Surface sediments, water samples and environmental data from 37 lakes, ponds and streams in Israel were analysed to determine the main variables controlling ostracod species distributions. Multivariate statistical analysis revealed that the greatest amounts of variation in the distribution of the ostracod taxa among the 37 water bodies were explained by the host water delta D value (12.9%), water temperature (11.0%), mean January air temperature (10.5%), electrical conductivity (9.5%), and the Mg and NO3 concentrations (7.8 and 7.1%, ion concentrations as % of the anions or cations). A supplementary data set comprising ostracod species composition and electrical conductivity readings for 24 water bodies was available from previous research and was merged with the 37 samples data set to develop an ostracod-based transfer function for the reconstruction of electrical conductivities. A weighted averaging partial least squares regression (WA-PLS) provided the best results with a relatively high coefficient of determination (r (2)) between measured and inferred electrical conductivity values of 0.73, a root mean square error of prediction of 0.13 (13.4% of gradient length) and a maximum bias of 0.24 (23.9% of gradient length), as assessed by leave-one-out cross-validation based on 56 water bodies.
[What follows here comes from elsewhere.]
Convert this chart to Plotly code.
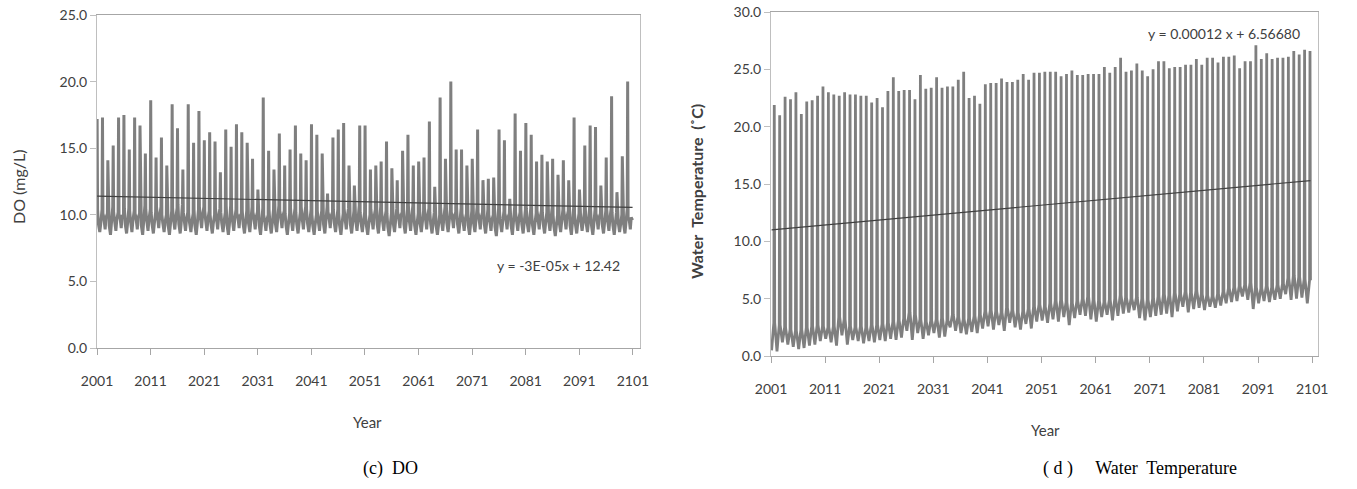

The application of the EC transfer function onto (sub)fossil ostracod assemblages from Holocene and early to mid Pleistocene lake sediments provided EC values consistent with other proxies and demonstrated that Quaternary ostracod assemblages from subaqueous sediments can now be used to trace the hydrological history of water bodies in the Near East. A better understanding of past hydrological conditions in response to the natural climate variability is crucial in regions that face restricted water resources and rising demands in times of rapid climate and environmental change.